[Dataset]:

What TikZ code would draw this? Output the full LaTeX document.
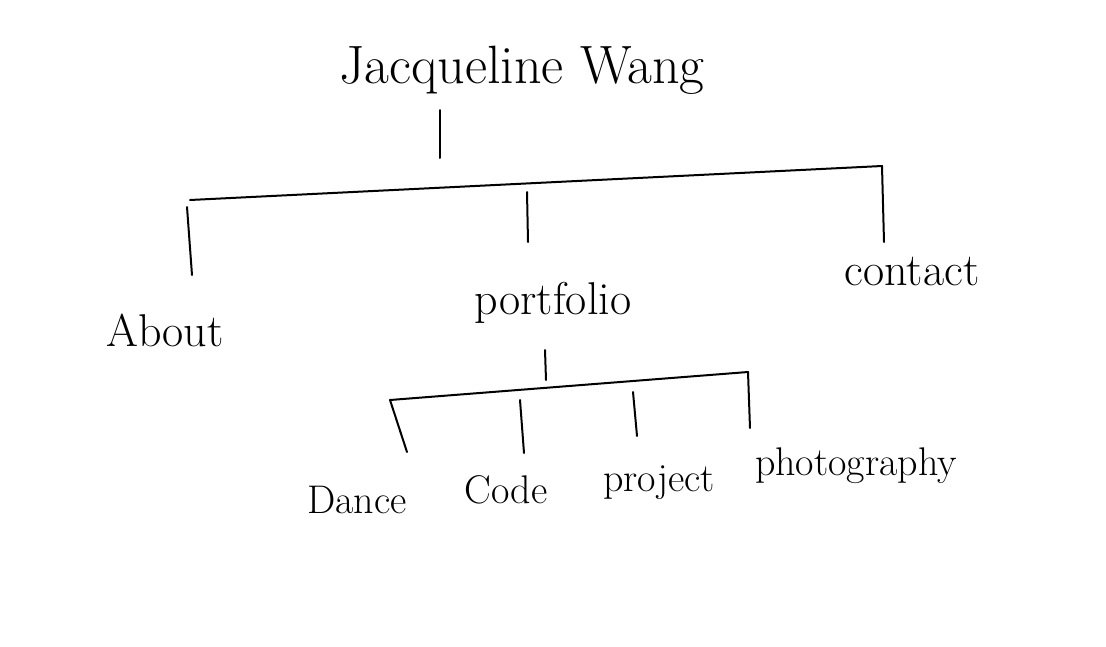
\documentclass[tikz,border=0pt]{standalone}
\begin{document}
\begin{tikzpicture}[x=1pt,y=-1pt,
  pen/.style={line width=2pt,line cap=round,line join=round,black},
  titletext/.style={font=\fontsize{54}{60}\selectfont,inner sep=0pt},
  mainlabel/.style={font=\fontsize{46}{52}\selectfont,inner sep=0pt},
  sublabel/.style={font=\fontsize{40}{46}\selectfont,inner sep=0pt}]
\fill[white] (0,0) rectangle (1106,646);
\useasboundingbox (0,0) rectangle (1106,646);
% labels
\node[titletext] (title) at (522,70) {Jacqueline Wang};
\node[mainlabel] (about) at (165,330) {About};
\node[mainlabel] (portfolio) at (553,303) {portfolio};
\node[mainlabel] (contact) at (912,272) {contact};
\node[sublabel] (dance) at (357,500) {Dance};
\node[sublabel] (code) at (506,490) {Code};
\node[sublabel] (project) at (659,483) {project};
\node[sublabel] (photo) at (856,466) {photography};
% top tree
\coordinate (t1) at (440,110);
\coordinate (t2) at (440,158);
\coordinate (barL) at (190,200);
\coordinate (barR) at (882,166);
\coordinate (aTop) at (187,207);
\coordinate (aBot) at (192,275);
\coordinate (pTop) at (527,192);
\coordinate (pBot) at (528,242);
\coordinate (cBot) at (884,242);
\draw[pen] (t1) -- (t2);
\draw[pen] (barL) -- (barR) -- (cBot);
\draw[pen] (aTop) -- (aBot);
\draw[pen] (pTop) -- (pBot);
% sub tree
\coordinate (s1) at (545,350);
\coordinate (s2) at (546,380);
\coordinate (sbarL) at (390,400);
\coordinate (sbarR) at (748,372);
\coordinate (phBot) at (750,428);
\coordinate (dBot) at (407,452);
\coordinate (cdTop) at (520,400);
\coordinate (cdBot) at (524,453);
\coordinate (prTop) at (633,392);
\coordinate (prBot) at (637,436);
\draw[pen] (s1) -- (s2);
\draw[pen] (sbarL) -- (sbarR) -- (phBot);
\draw[pen] (sbarL) -- (dBot);
\draw[pen] (cdTop) -- (cdBot);
\draw[pen] (prTop) -- (prBot);
\end{tikzpicture}
\end{document}
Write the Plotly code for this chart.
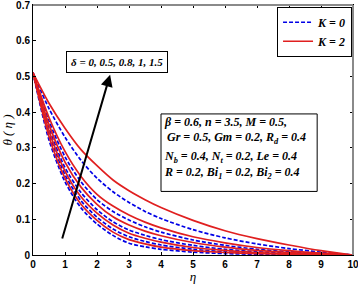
import plotly.graph_objects as go

eta = [0, 0.5, 1, 1.5, 2, 2.5, 3, 3.5, 4, 5, 6, 7, 8, 9, 10]

# theta(eta) for delta = 1.5, 1, 0.8, 0.5, 0 ; K = 2 (red) and K = 0 (blue)
red_d15 = [0.51, 0.425, 0.355, 0.295, 0.25, 0.21, 0.18, 0.155, 0.133, 0.097, 0.068, 0.046, 0.028, 0.012, 0]
blue_d15 = [0.51, 0.41, 0.33, 0.265, 0.215, 0.177, 0.147, 0.122, 0.102, 0.071, 0.048, 0.031, 0.018, 0.008, 0]
red_d10 = [0.51, 0.385, 0.29, 0.22, 0.17, 0.137, 0.112, 0.092, 0.076, 0.051, 0.034, 0.021, 0.012, 0.005, 0]
blue_d10 = [0.51, 0.375, 0.275, 0.205, 0.155, 0.122, 0.098, 0.079, 0.064, 0.042, 0.027, 0.016, 0.009, 0.004, 0]
red_d08 = [0.51, 0.365, 0.26, 0.19, 0.142, 0.107, 0.084, 0.067, 0.054, 0.035, 0.022, 0.013, 0.007, 0.003, 0]
blue_d08 = [0.51, 0.355, 0.245, 0.175, 0.127, 0.093, 0.07, 0.055, 0.043, 0.027, 0.016, 0.009, 0.005, 0.002, 0]
red_d05 = [0.51, 0.348, 0.235, 0.163, 0.117, 0.084, 0.061, 0.047, 0.036, 0.021, 0.013, 0.007, 0.004, 0.002, 0]
blue_d05 = [0.51, 0.34, 0.225, 0.152, 0.106, 0.073, 0.051, 0.038, 0.028, 0.016, 0.009, 0.005, 0.003, 0.001, 0]
red_d0 = [0.51, 0.332, 0.215, 0.142, 0.097, 0.064, 0.043, 0.031, 0.022, 0.012, 0.007, 0.004, 0.002, 0.001, 0]
blue_d0 = [0.51, 0.322, 0.205, 0.132, 0.087, 0.055, 0.033, 0.023, 0.016, 0.008, 0.004, 0.002, 0.001, 0.0005, 0]

red_series = [red_d15, red_d10, red_d08, red_d05, red_d0]
blue_series = [blue_d15, blue_d10, blue_d08, blue_d05, blue_d0]

x_ticks = [0, 1, 2, 3, 4, 5, 6, 7, 8, 9, 10]
y_ticks = [0, 0.1, 0.2, 0.3, 0.4, 0.5, 0.6, 0.7]
y_tick_text = ["0", "0.1", "0.2", "0.3", "0.4", "0.5", "0.6", "0.7"]

RED = "#e01f1f"
BLUE = "#0000e6"
SERIF = "Liberation Serif"
SANS = "Liberation Sans"

fig = go.Figure()
for i, ys in enumerate(blue_series):
    fig.add_trace(go.Scatter(x=eta, y=ys, mode="lines", line=dict(color=BLUE, width=1.7, dash="4px,2px", shape="spline", smoothing=0.8),
                             name="<i>K = 0</i>", showlegend=(i == 0), legendrank=1))
for i, ys in enumerate(red_series):
    fig.add_trace(go.Scatter(x=eta, y=ys, mode="lines", line=dict(color=RED, width=1.7, shape="spline", smoothing=0.8),
                             name="<i>K = 2</i>", showlegend=(i == 0), legendrank=2))

axis_common = dict(showline=True, linecolor="black", linewidth=1, mirror="ticks", ticks="inside", ticklen=3,
                   tickcolor="black", showgrid=False, zeroline=False, automargin=False, ticklabeloverflow="allow",
                   tickfont=dict(family=SANS, size=10, color="black", weight="bold"))

fig.update_xaxes(range=[0, 10], tickvals=x_ticks, ticktext=[str(v) for v in x_ticks],
                 title=dict(text="<i>η</i>", font=dict(family=SERIF, size=13, color="black"), standoff=9), **axis_common)
fig.update_yaxes(range=[0, 0.7], tickvals=y_ticks, ticktext=y_tick_text,
                 title=dict(text="<i>θ ( η )</i>", font=dict(family=SERIF, size=13, color="black"), standoff=1), **axis_common)

# gray top/right frame
fig.add_shape(type="line", xref="paper", yref="paper", x0=0, x1=1, y0=1, y1=1, line=dict(color="#8a8a8a", width=2), layer="above")
fig.add_shape(type="line", xref="paper", yref="paper", x0=1, x1=1, y0=0, y1=1, line=dict(color="#8a8a8a", width=2), layer="above")

# arrow for delta
fig.add_annotation(x=2.41, y=0.505, ax=0.9, ay=0.042, xref="x", yref="y", axref="x", ayref="y",
                   showarrow=True, arrowhead=2, arrowsize=1.2, arrowwidth=2, arrowcolor="black", text="")
fig.add_annotation(x=2.62, y=0.541, xref="x", yref="y", showarrow=False,
                   text="<b><i>δ = 0, 0.5, 0.8, 1, 1.5</i></b>",
                   font=dict(family=SERIF, size=11, color="black"),
                   bordercolor="black", borderwidth=1, borderpad=4, bgcolor="white")

# parameter box
fig.add_shape(type="rect", xref="x", yref="y", x0=4.0, x1=8.88, y0=0.178, y1=0.395,
              line=dict(color="black", width=1), fillcolor="white", layer="above")
param_lines = [
    "<b><i>β = 0.6, n = 3.5, M = 0.5,</i></b>",
    "<b><i> Gr = 0.5, Gm = 0.2, R<sub>d</sub> = 0.4</i></b>",
    "<b><i>N<sub>b</sub> = 0.4, N<sub>t</sub> = 0.2, Le = 0.4</i></b>",
    "<b><i>R = 0.2, Bi<sub>1</sub> = 0.2, Bi<sub>2</sub> = 0.4</i></b>",
]
param_y = [0.372, 0.327, 0.275, 0.229]
for txt, yy in zip(param_lines, param_y):
    fig.add_annotation(x=4.04, y=yy, xref="x", yref="y", xanchor="left", showarrow=False, text=txt,
                       font=dict(family=SERIF, size=12, color="black"))

fig.update_layout(
    width=358, height=284,
    margin=dict(l=33, r=5, t=5, b=29, autoexpand=False),
    paper_bgcolor="white", plot_bgcolor="white",
    legend=dict(x=0.997, y=0.993, xanchor="right", yanchor="top", bgcolor="white", bordercolor="black", borderwidth=1,
                font=dict(family=SERIF, size=12, color="black", weight="bold"), itemwidth=30, tracegroupgap=0),
)

fig.write_html("out.html", config={"displayModeBar": False},
               post_script="document.body.style.margin='0';document.body.style.padding='0';")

[Required task]: Find every line in the entries that includes the word "draw", then state how many there are and nothing else.

[Solution to the problem]: 10